This month, a former Kansas City Star executive, Mark Contreras, became chairman of the Newspaper Association of America, a trade association that represents the country’s largest daily newspapers. Since 2006, Contreras, 48, has been senior vice president for newspapers at Cincinnati-based E.W. Scripps Co., where he oversees 28 daily and community newspapers.
Contreras worked at The Star for from 1989 to 1994, serving four years as metro circulation manager and one year as retail display advertising director.
In February, Contreras discussed various journalistic issues in a wide-ranging interview with Forbes magazine. Among other things, Contreras talked about the future of American newspapers and the deep staff cuts that many papers have made to keep from going out of business. Following are excerpts from that interview. (If you’d like to read the entire interview, here’s the link.)
Newspapers have suffered three straight years of falling ad revenue. Will that decline be halted in 2010?
The ad declines are becoming smaller on a year over year basis. Will we get back to flat numbers this year? I don’t know. We’re being cautious on our outlook. The visibility of what the next two quarters bring has never been murkier.
Why is that?
You have continued economic uncertainty in the stock market and the economies of Florida and California aren’t out of the woods yet. Until we see some true flatness we’re going to be cautious.
Colossal staff reductions, along with the fact that some newspapers are the last men standing in their respective markets, would seem to put some papers on a sound footing for a cyclical rebound. True?
When you consider the expense cuts we’ve made since 2009–from cuts in pension plans, salaries, 401(k) matches, plus reductions in the workforce–that’s a lot. It all helps, but only for a short time. Until you get stability in the top line, there’s no reason to pop any champagne bottles.
As newspapers have faltered, citizen journalism has rushed in.

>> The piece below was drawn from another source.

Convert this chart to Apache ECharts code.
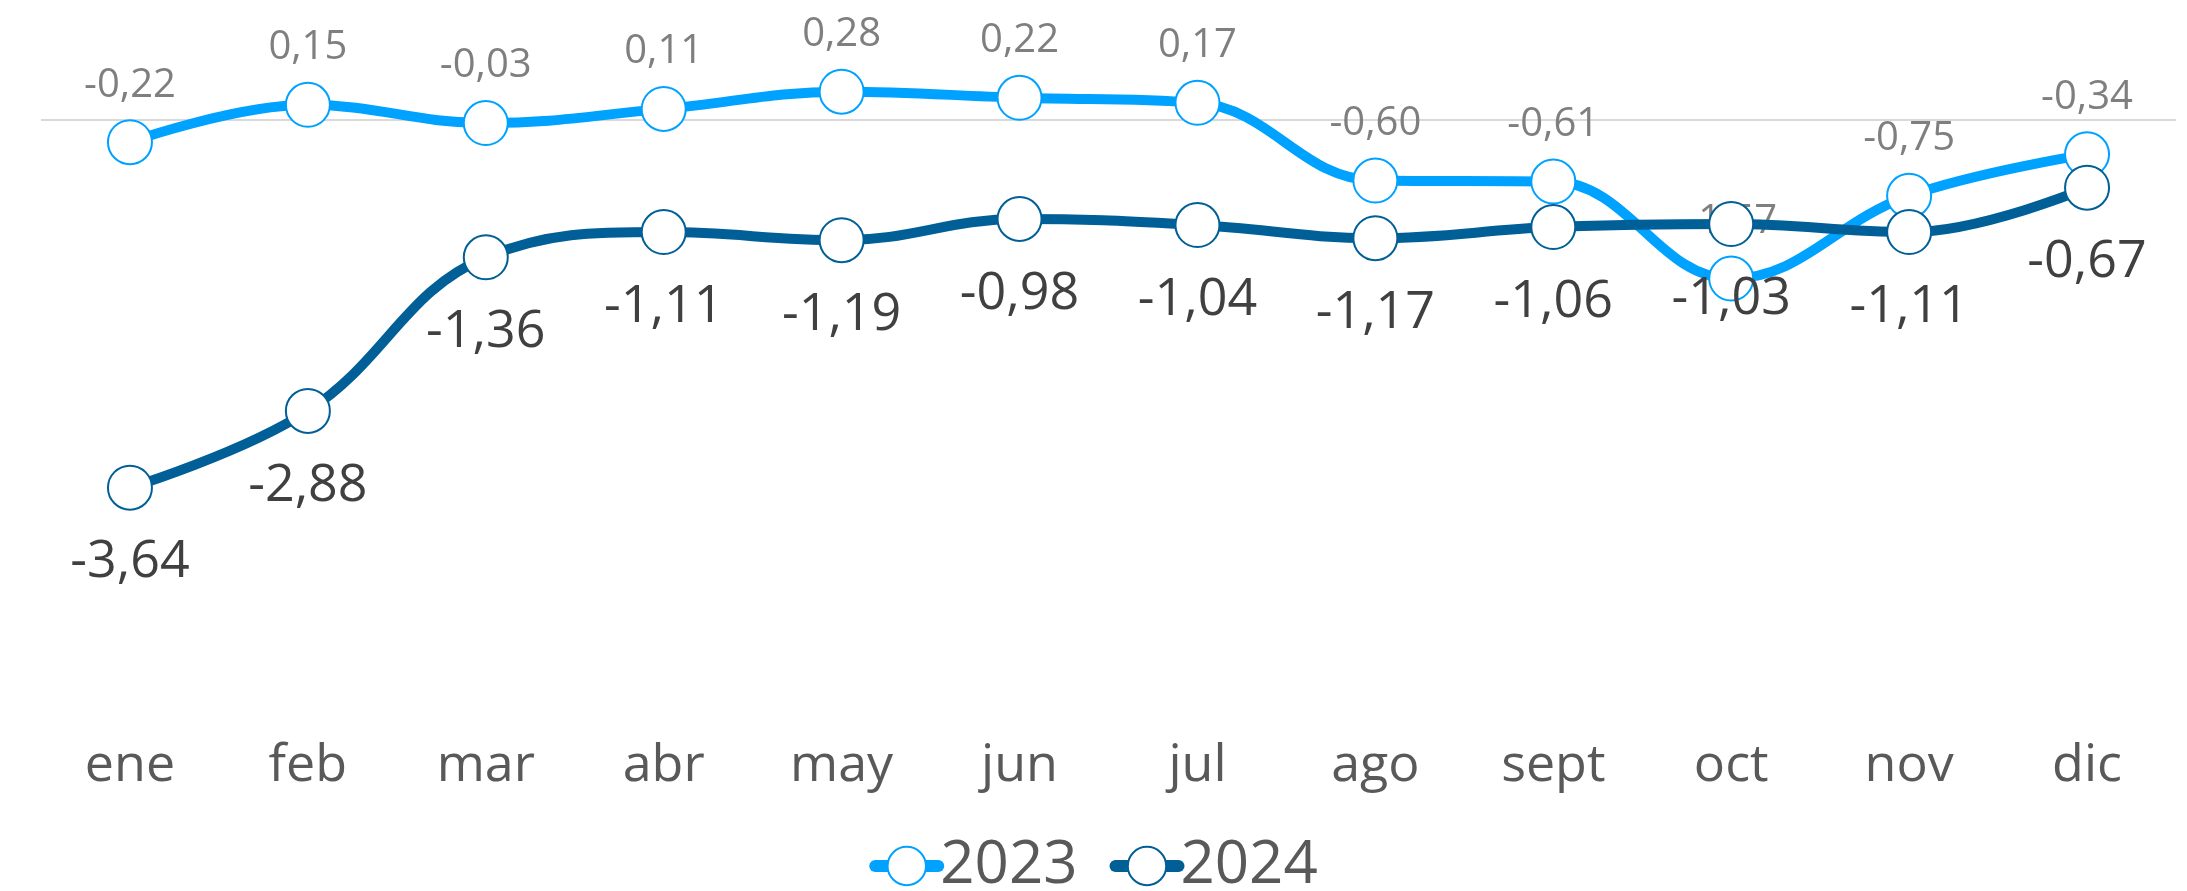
<!DOCTYPE html>
<html>
<head>
<meta charset="utf-8">
<script src="https://cdn.jsdelivr.net/npm/echarts@6/dist/echarts.min.js"></script>
<style>
html,body{margin:0;padding:0;background:#fff;}
#chart{width:2187px;height:891px;}
</style>
</head>
<body>
<div id="chart"></div>
<script>
const categories = ['ene','feb','mar','abr','may','jun','jul','ago','sept','oct','nov','dic'];
const values2023 = [-0.22, 0.15, -0.03, 0.11, 0.28, 0.22, 0.17, -0.60, -0.61, -1.57, -0.75, -0.34];
const values2024 = [-3.64, -2.88, -1.36, -1.11, -1.19, -0.98, -1.04, -1.17, -1.06, -1.03, -1.11, -0.67];
const seriesNames = ['2023', '2024'];

const FONT = 'Open Sans';
const C2023 = '#00A2FF';
const C2024 = '#005F96';
const fmt = v => v.toFixed(2).replace('.', ',');

const chart = echarts.init(document.getElementById('chart'));
chart.setOption({
  animation: false,
  backgroundColor: '#ffffff',
  grid: { left: 41, right: 11, top: 19, bottom: 165 },
  legend: {
    data: seriesNames,
    bottom: -10,
    left: 'center',
    itemWidth: 63,
    itemHeight: 48,
    itemGap: 32,
    lineStyle: { width: 12, cap: 'round' },
    textStyle: { fontFamily: FONT, fontSize: 60, color: '#595959', padding: [0, 0, 0, -3] }
  },
  xAxis: {
    type: 'category',
    data: categories,
    boundaryGap: true,
    axisLine: { show: false },
    axisTick: { show: false },
    axisLabel: { fontFamily: FONT, fontSize: 52, color: '#595959', margin: 14 }
  },
  yAxis: {
    type: 'value',
    min: -6,
    max: 1,
    axisLine: { show: false },
    axisTick: { show: false },
    axisLabel: { show: false },
    splitLine: { show: false }
  },
  series: [
    {
      name: seriesNames[0],
      type: 'line',
      data: values2023,
      smooth: 0.4,
      symbol: 'circle',
      symbolSize: 44,
      lineStyle: { color: C2023, width: 10 },
      itemStyle: { color: '#ffffff', borderColor: C2023, borderWidth: 2 },
      label: {
        show: true,
        position: 'top',
        distance: 14,
        fontFamily: FONT,
        fontSize: 40,
        color: '#7F7F7F',
        formatter: p => fmt(p.value)
      },
      markLine: {
        silent: true,
        symbol: 'none',
        label: { show: false },
        lineStyle: { color: '#D9D9D9', width: 2, type: 'solid' },
        data: [{ yAxis: 0 }],
        z: 1
      },
      z: 2
    },
    {
      name: seriesNames[1],
      type: 'line',
      data: values2024,
      smooth: 0.4,
      symbol: 'circle',
      symbolSize: 44,
      lineStyle: { color: C2024, width: 10 },
      itemStyle: { color: '#ffffff', borderColor: C2024, borderWidth: 2 },
      label: {
        show: true,
        position: 'bottom',
        distance: 26,
        fontFamily: FONT,
        fontSize: 52,
        color: '#404040',
        formatter: p => fmt(p.value)
      },
      z: 3
    }
  ]
});
</script>
</body>
</html>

Does this brand of reporting play a role at Scripps?
There will always be a need for well-trained, relatively well-paid, professional journalists to populate the pages of our newspapers and Web sites. But that’s not to say they have to be the sole source of news gathering. In the past three years we’ve expanded the use of stringers and correspondents, mostly to grow the footprint of our local news coverage. We’ve gone from less than 5% of our news budgets devoted to stringers to close to 12% now. Readers understand when you have to make financial sacrifices. But if the only way you do it is by cutting heads in the newsroom and depriving readers of a healthy diet of news, that’s a path to nowhere. Even as advertising pressures have driven the number of pages down, we’ve tried to expand our local news.
What do you think the future holds for the wave of nonprofit, foundation-backed journalism experiments like the Bay Area News Project and Texas Tribune?
I’m on the board of Cincinnati Public Radio, which gives me some sense of what it takes to run a radio station just on public donations. It’s not easy. Maintaining this model takes years of generating local donations. I admire the ambitions of folks starting these ventures, but I think they’re going to find that the reality of financing them is much more difficult than they bargained for.
Michael Eisner (former chairman of the Walt Disney Co.) said recently that the old media is on a “death march” and that Web content is an “explosion ready to happen.” Hasn’t it already pretty well exploded? As a member of the old media, what’s your reaction?
Here are a couple of factoids: Audience is up. Our subscriber churn (turnover) has never been lower. Today we have the most stable circulation base we’ve ever had…Newspaper revenue in the 1940s used to be composed of 60% advertising, 40% circulation. In the decades after that, classified ad revenue ballooned. In 2006 it had gotten so out of whack that we drew 83% from advertising, 17% from circulation. We’re now returning to that 60/40 model. Circulation is a much more stable source of revenue. As of the third quarter of last year, all of our newspapers were profitable. That will probably hold for the fourth quarter, too.